* **Direction**: Print the lines of the listing below verbatim from its first line through the line bearing "import plotly.graph_objects as go". Any pictures are to be omitted.

## Begin Data block

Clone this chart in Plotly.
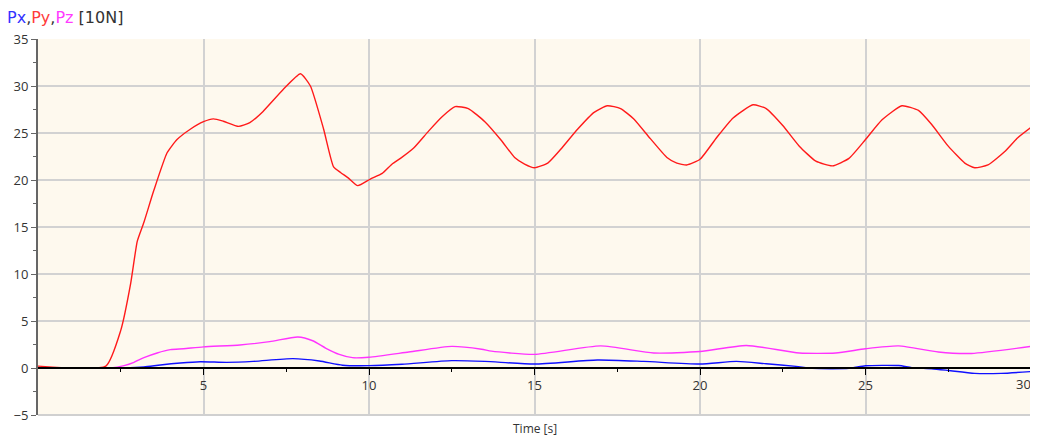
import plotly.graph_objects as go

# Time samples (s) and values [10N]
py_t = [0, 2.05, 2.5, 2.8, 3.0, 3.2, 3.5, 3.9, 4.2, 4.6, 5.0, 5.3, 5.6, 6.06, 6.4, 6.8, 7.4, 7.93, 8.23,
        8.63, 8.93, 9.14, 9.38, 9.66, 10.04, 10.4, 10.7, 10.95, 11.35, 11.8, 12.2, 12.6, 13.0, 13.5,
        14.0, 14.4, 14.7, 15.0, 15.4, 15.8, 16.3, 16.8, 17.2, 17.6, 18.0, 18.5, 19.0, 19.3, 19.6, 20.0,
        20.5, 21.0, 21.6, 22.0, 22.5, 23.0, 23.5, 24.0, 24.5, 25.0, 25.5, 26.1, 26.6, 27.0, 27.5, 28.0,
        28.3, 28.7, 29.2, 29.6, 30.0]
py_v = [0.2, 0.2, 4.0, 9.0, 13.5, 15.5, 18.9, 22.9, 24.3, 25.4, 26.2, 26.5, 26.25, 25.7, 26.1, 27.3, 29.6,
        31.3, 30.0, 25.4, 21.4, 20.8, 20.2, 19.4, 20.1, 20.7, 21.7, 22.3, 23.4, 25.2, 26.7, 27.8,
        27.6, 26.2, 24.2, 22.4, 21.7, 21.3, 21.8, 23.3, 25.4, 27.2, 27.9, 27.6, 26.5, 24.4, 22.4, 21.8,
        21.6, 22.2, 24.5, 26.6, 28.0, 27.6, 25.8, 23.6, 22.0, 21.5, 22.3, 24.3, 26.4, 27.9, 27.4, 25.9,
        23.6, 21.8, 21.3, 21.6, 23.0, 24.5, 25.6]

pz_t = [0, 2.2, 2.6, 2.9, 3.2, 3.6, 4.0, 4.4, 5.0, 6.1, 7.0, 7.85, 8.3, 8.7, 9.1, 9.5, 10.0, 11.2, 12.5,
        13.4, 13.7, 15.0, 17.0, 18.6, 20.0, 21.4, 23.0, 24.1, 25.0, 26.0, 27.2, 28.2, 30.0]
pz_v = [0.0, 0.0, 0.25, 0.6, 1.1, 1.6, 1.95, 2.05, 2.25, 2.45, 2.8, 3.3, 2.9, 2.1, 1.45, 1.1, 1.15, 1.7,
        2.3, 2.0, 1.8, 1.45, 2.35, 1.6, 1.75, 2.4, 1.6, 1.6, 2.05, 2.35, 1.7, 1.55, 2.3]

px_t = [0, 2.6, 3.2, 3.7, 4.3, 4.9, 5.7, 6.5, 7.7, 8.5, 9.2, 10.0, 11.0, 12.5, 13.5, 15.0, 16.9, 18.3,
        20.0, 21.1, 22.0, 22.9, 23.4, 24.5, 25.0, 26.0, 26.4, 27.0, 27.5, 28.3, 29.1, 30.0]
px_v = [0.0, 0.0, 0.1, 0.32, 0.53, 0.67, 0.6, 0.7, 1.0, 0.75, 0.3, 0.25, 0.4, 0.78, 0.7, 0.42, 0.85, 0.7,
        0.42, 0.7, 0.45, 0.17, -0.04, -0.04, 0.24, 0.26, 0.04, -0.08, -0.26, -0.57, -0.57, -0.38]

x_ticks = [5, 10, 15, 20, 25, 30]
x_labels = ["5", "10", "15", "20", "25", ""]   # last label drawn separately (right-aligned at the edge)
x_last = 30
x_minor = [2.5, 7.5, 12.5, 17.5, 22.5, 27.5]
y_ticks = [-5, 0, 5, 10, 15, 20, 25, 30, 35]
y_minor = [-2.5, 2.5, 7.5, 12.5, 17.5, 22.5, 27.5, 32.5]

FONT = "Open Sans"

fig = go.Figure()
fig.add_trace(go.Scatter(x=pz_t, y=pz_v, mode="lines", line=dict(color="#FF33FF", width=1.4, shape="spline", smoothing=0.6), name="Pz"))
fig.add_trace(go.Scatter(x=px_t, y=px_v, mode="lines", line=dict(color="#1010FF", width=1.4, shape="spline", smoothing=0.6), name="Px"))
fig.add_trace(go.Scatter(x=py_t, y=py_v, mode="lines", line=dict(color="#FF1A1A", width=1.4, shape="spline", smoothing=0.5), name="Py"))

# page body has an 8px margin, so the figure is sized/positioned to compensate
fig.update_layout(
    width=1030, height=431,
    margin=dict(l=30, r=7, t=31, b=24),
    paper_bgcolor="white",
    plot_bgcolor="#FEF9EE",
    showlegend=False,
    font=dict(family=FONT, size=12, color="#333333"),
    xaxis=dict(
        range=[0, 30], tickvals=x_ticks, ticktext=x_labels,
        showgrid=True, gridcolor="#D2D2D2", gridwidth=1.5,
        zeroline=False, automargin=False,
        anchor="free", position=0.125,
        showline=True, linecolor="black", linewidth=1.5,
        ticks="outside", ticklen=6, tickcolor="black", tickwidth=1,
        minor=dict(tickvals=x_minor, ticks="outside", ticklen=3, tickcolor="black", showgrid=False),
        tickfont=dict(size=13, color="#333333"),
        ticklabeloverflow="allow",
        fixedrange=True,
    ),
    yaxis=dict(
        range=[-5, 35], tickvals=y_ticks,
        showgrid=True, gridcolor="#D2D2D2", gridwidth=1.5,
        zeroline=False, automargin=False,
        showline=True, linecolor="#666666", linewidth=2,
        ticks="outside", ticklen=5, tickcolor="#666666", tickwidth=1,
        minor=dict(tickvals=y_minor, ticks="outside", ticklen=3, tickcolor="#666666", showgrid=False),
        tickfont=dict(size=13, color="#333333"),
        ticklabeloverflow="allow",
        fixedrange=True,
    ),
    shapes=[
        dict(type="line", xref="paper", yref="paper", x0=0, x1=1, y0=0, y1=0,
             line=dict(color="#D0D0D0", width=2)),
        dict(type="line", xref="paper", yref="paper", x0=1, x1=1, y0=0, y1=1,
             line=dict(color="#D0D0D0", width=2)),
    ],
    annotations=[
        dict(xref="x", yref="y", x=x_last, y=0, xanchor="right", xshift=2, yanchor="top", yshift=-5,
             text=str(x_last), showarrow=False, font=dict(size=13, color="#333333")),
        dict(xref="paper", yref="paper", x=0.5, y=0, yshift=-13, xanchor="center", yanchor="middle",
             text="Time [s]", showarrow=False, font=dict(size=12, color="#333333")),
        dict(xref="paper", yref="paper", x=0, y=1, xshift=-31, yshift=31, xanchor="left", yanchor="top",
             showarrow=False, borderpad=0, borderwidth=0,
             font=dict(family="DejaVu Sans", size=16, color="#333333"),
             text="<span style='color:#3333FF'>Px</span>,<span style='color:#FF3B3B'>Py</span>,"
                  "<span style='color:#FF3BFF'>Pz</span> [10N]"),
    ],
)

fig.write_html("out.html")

## End Data block

* **Correct response**:
Clone this chart in Plotly.
import plotly.graph_objects as go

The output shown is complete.